Le Parti Démocrate Progressiste (PDP) n’a pas obtenu le score attendu parce qu’il s’est coupé d’une partie de sa base traditionnelle (la classe moyenne, récupérée en partie par Ettaktol (Ben Jaafar) en adoptant un discours libéral proche de celui de la grande bourgeoisie.

Quant aux medias, sans grande expérience, plutôt activistes que journalistes pour la plupart, ils voulaient tout dire, tout commenter, tout interpréter, ils voulaient interviewer en priorité les chefs de partis, ou exclusivement une dizaine de personnes qu’ils considéraient comme des « grands analystes ». Ces derniers ont parlé le plus souvent de leur propre idéologie plutôt que de scenarios probables ou des conditions incontournables d’une transition démocratique pour parvenir à l’Etat de droit, à l’émergence d’une administration au service du citoyen, à l’école démocratique, à l’égalité des chances,…, bref à la civilité et à la culture démocratique.

La politique étrangère a été pratiquement occultée par tous les partis, par toutes les listes dans tous les débats. Cet « oubli » indique que tous les intervenants sur la scène politique ne disposent pas encore d’une vision géopolitique globale. En fait tous les partis politiques ont reproduit avec beaucoup de prudence les clichés habituels pour la construction d’un Grand Maghreb, pour une solidarité des peuples arabes ou encore pour le soutien inconditionnel du peuple palestinien.

Aléas et incertitudes pour la suite

L’analyse politique révèle une tendance lourde qu’il faudrait souligner et prendre en considération dans l’articulation du politique avec l’ensemble des composantes de la société : le corps électoral qui s’est exprimé compte 3.702,627 personnes. Ennahdha a obtenu 1.501,418 voix, ce qui représente 40,5% des électeurs soit 90 des sièges à l’assemblée. Les autres partis réunis ont obtenu 834,114 voix. Il reste plus d’un million de personnes qui ont participé aux élections et qui ont voté pour les listes indépendantes (très nombreuses et trop dispersées) ou pour des petits partis qui n’ont pas gagné de sièges à l’assemblée.
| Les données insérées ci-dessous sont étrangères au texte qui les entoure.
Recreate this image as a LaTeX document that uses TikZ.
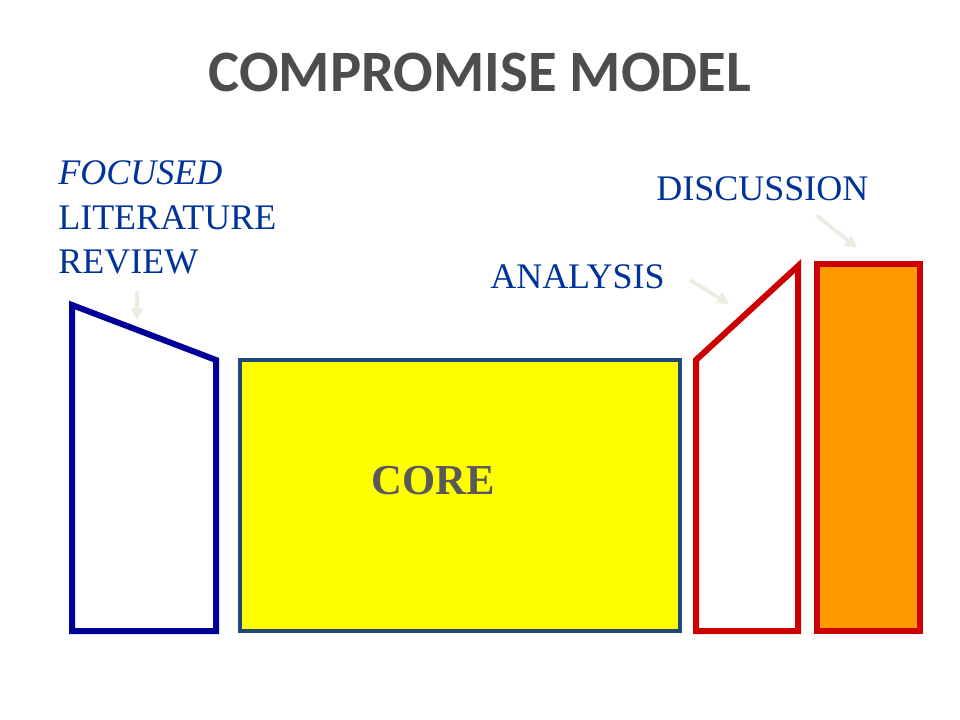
\documentclass[tikz,border=0pt]{standalone}
\usepackage{fontspec}
\setmainfont{Liberation Serif}
\newfontfamily\titlefont{Carlito}
\usepackage{tikz}
\usetikzlibrary{arrows.meta,positioning,calc}
\definecolor{labelblue}{HTML}{003399}
\definecolor{navyline}{HTML}{000099}
\definecolor{redline}{HTML}{CC0000}
\definecolor{orangefill}{HTML}{FF9900}
\definecolor{corefill}{HTML}{FFFF00}
\definecolor{coreedge}{HTML}{1F497D}
\definecolor{titlegray}{HTML}{4D4D4D}
\definecolor{coregray}{HTML}{595959}
\definecolor{pointer}{HTML}{EEECE1}

\begin{document}
\begin{tikzpicture}[x=0.75pt, y=-0.75pt, >={Triangle[length=9pt,width=9pt]},
  every node/.style={inner sep=0pt},
  lbl/.style={text=labelblue, font=\fontsize{27}{32}\selectfont, anchor=base west},
  pointarrow/.style={->, draw=pointer, fill=pointer, line width=2.8pt},
  thickside/.style={line width=4.5pt, line join=miter}]
\useasboundingbox (0,0) rectangle (960,720);
\node[font=\titlefont\bfseries\fontsize{44}{50}\selectfont, text=titlegray] (title) at (480,72) {COMPROMISE MODEL};
% labels
\node[lbl] (focused) at (58,185) {\textit{FOCUSED}};
\node[lbl] (literature) at (58,230) {LITERATURE};
\node[lbl] (review) at (58,274) {REVIEW};
\node[lbl] (analysis) at (490,289) {ANALYSIS};
\node[lbl] (discussion) at (656,201) {DISCUSSION};
% shapes
\draw[thickside, draw=navyline] (72,305) -- (216,360) -- (216,631) -- (72,631) -- cycle;
\draw[fill=corefill, draw=coreedge, line width=2.5pt] (240,360) rectangle (680,631);
\node[font=\bfseries\fontsize{32}{38}\selectfont, text=coregray, anchor=base west] (core) at (371,494) {CORE};
\draw[thickside, draw=redline] (696,360) -- (798,266) -- (798,631) -- (696,631) -- cycle;
\draw[thickside, draw=redline, fill=orangefill] (817,264) rectangle (920,631);
% pointers
\coordinate (tlit) at (137,320);
\coordinate (tana) at (729,304);
\coordinate (tdis) at (857,248);
\draw[pointarrow] ($(review.south west)+(79,16)$) -- (tlit);
\draw[pointarrow] ($(analysis.base east)+(25,-9)$) -- (tana);
\draw[pointarrow] ($(discussion.base west)+(160,14)$) -- (tdis);
\end{tikzpicture}
\end{document}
Que faire de ces exclus dont un certain nombre, à tort ou à raison, se considèrent comme les véritables héritiers du mouvement du 17 décembre ? Que faire pour que ces exclus du scrutin ne soient pas tentés par la mise en marche d’une nouvelle révolte ?

Comment établir des alliances efficaces au sein de l’assemblée quand certaines personnalités mettent en avant leurs ambitions personnelles au détriment du consensus ?

Comment Hamadi Jebali, probablement futur premier ministre, soutenu également par la bourgeoisie sahélienne, pourra-t-il se débarrasser de la tutelle de Ghanouchi, sans provoquer une crise au sein d’Ennahdha ? Mustapha Ben Jaafar sera-t-il l’homme du consensus ? Vu le nombre réduit des représentants de son parti au sein de la Constituante, pourra-t-il jouer un rôle déterminant dans le gouvernement ?

Tous ces grands partis sont-ils d’accord sur la nature de la politique du régime à mettre en place : présidentiel ou parlementaire ? Sont-ils d’accord sur une politique étrangère commune ? Ont-ils une approche convergente sur un éventuel projet sociétal commun ?

Que se passera-t-il si Ennahdha (90 sièges) et la Petition de H.Hamdi (19 sièges) s’organisent en un front uni au sein de l’Assemblée Constituante ? La mouvance islamique et islamisante aurait alors la majorité avec 119 voix.

Autant de questions, d’aléas et d’incertitudes qui pourront être tranchés, confirmés ou infirmés dès les premières séances de travail de la Constituante.